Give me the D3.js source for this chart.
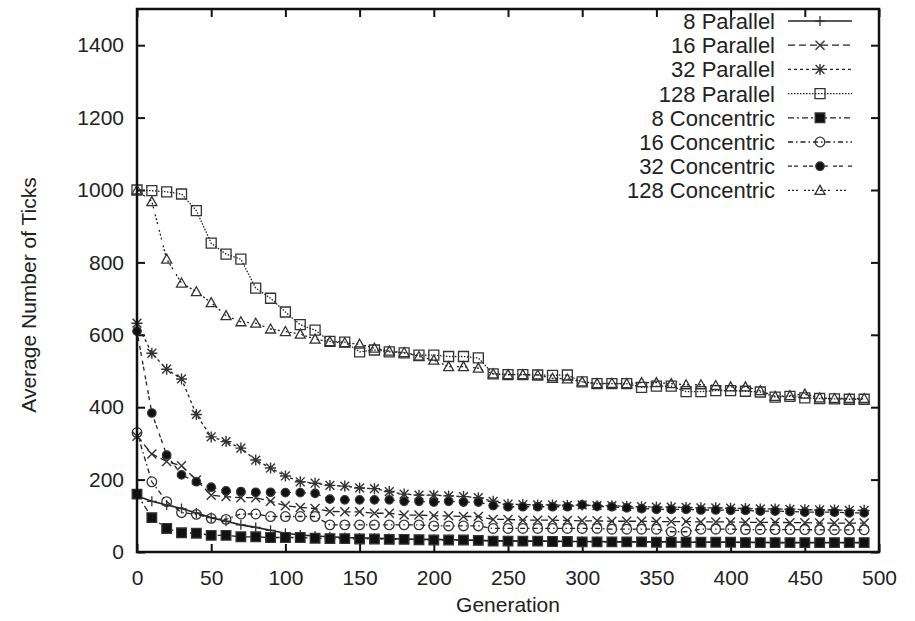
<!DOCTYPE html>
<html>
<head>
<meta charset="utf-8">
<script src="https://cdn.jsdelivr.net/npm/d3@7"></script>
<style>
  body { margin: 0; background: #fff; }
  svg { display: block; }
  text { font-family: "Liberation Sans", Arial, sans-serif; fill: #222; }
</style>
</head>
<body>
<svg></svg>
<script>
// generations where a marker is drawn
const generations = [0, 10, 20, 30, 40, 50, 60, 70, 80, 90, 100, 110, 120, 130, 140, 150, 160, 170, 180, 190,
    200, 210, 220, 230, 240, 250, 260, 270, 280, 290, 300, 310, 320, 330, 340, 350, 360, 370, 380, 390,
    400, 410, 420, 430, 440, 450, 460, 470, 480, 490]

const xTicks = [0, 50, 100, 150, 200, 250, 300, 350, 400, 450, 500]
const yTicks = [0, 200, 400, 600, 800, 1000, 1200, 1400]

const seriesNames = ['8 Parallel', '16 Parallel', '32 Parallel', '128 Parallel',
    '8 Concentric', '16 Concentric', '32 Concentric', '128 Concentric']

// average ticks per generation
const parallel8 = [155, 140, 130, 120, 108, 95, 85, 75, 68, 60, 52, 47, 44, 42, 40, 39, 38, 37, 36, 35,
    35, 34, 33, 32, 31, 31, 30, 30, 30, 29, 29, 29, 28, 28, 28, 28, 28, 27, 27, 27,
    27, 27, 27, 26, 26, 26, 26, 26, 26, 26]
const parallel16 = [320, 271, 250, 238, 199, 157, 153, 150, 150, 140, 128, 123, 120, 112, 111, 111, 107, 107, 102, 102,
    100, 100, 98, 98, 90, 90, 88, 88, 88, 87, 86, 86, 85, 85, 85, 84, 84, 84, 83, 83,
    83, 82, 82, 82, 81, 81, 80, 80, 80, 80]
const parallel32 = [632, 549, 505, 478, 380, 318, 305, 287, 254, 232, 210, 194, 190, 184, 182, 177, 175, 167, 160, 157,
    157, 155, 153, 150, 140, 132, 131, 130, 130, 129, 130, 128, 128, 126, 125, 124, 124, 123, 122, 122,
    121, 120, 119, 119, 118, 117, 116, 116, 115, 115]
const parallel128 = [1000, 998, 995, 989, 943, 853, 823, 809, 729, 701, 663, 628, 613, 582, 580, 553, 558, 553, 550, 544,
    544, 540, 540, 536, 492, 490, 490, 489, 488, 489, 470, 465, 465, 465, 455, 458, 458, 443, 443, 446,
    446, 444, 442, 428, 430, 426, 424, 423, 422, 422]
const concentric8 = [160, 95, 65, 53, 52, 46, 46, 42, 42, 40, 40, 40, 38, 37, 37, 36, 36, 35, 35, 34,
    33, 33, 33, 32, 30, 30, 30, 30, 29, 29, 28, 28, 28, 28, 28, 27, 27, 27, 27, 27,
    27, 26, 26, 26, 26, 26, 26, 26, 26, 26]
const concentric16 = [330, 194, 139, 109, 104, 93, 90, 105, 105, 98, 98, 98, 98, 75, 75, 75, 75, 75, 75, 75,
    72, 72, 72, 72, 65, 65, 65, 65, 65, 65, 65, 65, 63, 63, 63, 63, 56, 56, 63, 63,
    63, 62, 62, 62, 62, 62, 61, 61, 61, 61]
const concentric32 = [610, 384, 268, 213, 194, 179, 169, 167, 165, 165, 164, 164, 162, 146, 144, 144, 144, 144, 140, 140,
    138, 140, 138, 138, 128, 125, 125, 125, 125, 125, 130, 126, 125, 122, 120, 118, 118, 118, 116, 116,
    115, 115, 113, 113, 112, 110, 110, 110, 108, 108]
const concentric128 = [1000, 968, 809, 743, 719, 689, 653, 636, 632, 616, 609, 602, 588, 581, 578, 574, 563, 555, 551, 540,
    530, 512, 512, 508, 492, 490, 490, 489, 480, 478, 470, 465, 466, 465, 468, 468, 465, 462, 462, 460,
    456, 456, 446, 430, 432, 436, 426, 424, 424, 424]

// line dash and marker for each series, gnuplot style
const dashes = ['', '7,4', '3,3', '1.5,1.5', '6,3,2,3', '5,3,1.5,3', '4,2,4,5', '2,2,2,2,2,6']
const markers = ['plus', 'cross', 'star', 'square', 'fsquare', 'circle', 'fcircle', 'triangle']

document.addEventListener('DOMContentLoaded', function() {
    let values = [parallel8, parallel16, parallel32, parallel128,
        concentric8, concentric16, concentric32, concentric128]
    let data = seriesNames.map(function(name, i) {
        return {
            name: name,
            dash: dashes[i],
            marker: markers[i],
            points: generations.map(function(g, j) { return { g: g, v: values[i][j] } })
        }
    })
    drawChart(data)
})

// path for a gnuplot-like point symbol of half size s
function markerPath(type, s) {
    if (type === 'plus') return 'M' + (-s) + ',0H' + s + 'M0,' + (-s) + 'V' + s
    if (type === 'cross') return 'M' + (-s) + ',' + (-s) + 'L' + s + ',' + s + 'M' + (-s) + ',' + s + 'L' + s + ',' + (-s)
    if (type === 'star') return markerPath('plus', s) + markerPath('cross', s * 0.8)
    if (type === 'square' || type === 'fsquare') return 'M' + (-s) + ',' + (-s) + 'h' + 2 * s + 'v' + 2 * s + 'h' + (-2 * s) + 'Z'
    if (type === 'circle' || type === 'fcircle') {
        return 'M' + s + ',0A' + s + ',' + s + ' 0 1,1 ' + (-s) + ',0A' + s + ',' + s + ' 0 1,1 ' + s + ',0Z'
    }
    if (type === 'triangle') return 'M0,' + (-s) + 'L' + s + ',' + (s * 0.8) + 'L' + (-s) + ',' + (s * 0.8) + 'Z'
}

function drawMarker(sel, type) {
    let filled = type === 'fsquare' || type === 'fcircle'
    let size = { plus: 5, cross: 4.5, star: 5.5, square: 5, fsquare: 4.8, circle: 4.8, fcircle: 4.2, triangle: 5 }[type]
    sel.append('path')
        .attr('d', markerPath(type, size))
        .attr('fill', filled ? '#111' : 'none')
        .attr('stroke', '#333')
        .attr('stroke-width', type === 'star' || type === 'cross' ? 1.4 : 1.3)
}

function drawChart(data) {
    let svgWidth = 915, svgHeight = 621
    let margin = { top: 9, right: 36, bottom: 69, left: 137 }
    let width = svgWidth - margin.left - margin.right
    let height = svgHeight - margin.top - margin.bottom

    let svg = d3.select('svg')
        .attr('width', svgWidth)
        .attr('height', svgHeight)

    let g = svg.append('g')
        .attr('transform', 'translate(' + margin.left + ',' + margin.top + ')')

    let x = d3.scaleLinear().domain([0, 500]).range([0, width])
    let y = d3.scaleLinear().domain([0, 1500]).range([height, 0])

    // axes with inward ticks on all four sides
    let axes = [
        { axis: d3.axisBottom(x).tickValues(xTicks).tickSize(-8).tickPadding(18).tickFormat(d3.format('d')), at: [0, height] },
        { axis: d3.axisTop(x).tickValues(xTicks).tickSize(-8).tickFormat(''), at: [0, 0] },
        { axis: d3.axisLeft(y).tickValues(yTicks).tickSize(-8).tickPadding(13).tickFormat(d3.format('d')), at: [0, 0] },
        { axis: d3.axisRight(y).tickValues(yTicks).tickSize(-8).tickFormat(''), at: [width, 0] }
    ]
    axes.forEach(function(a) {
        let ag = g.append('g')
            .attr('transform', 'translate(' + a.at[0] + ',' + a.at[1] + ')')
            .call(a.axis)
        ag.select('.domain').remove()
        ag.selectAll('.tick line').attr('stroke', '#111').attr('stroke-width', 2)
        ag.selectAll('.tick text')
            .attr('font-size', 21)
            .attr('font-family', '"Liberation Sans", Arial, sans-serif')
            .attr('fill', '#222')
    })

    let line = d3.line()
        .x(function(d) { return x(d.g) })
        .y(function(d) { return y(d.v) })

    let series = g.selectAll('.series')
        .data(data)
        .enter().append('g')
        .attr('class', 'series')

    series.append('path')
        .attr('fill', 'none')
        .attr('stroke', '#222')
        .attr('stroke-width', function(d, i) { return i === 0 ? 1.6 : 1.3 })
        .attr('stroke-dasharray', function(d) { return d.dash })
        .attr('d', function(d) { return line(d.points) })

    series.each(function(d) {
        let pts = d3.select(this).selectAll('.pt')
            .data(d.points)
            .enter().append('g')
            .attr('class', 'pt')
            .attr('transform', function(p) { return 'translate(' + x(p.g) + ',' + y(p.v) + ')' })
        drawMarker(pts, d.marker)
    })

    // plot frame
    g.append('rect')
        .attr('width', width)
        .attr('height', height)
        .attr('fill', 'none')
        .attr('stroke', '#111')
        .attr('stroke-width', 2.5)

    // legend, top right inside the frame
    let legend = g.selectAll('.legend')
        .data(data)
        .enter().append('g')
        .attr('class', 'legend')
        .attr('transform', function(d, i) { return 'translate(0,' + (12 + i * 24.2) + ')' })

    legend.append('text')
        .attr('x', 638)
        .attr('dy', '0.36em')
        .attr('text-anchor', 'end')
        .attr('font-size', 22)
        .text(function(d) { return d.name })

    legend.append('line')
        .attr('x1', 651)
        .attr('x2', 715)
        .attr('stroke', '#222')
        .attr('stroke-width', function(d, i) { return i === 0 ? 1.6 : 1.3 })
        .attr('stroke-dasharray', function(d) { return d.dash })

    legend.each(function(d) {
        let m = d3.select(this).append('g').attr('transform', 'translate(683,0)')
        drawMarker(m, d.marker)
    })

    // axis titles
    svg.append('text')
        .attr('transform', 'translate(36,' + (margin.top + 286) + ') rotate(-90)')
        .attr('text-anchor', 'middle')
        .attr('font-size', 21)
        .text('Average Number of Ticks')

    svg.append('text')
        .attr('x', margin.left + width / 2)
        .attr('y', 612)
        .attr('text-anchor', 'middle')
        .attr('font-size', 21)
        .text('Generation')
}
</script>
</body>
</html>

────────

Repeat only the lines between the start of the data and the line with "Concentric', '128 Concentric']", including those two lines, and skip the pictures.

Give me the D3.js source for this chart.
<!DOCTYPE html>
<html>
<head>
<meta charset="utf-8">
<script src="https://cdn.jsdelivr.net/npm/d3@7"></script>
<style>
  body { margin: 0; background: #fff; }
  svg { display: block; }
  text { font-family: "Liberation Sans", Arial, sans-serif; fill: #222; }
</style>
</head>
<body>
<svg></svg>
<script>
// generations where a marker is drawn
const generations = [0, 10, 20, 30, 40, 50, 60, 70, 80, 90, 100, 110, 120, 130, 140, 150, 160, 170, 180, 190,
    200, 210, 220, 230, 240, 250, 260, 270, 280, 290, 300, 310, 320, 330, 340, 350, 360, 370, 380, 390,
    400, 410, 420, 430, 440, 450, 460, 470, 480, 490]

const xTicks = [0, 50, 100, 150, 200, 250, 300, 350, 400, 450, 500]
const yTicks = [0, 200, 400, 600, 800, 1000, 1200, 1400]

const seriesNames = ['8 Parallel', '16 Parallel', '32 Parallel', '128 Parallel',
    '8 Concentric', '16 Concentric', '32 Concentric', '128 Concentric']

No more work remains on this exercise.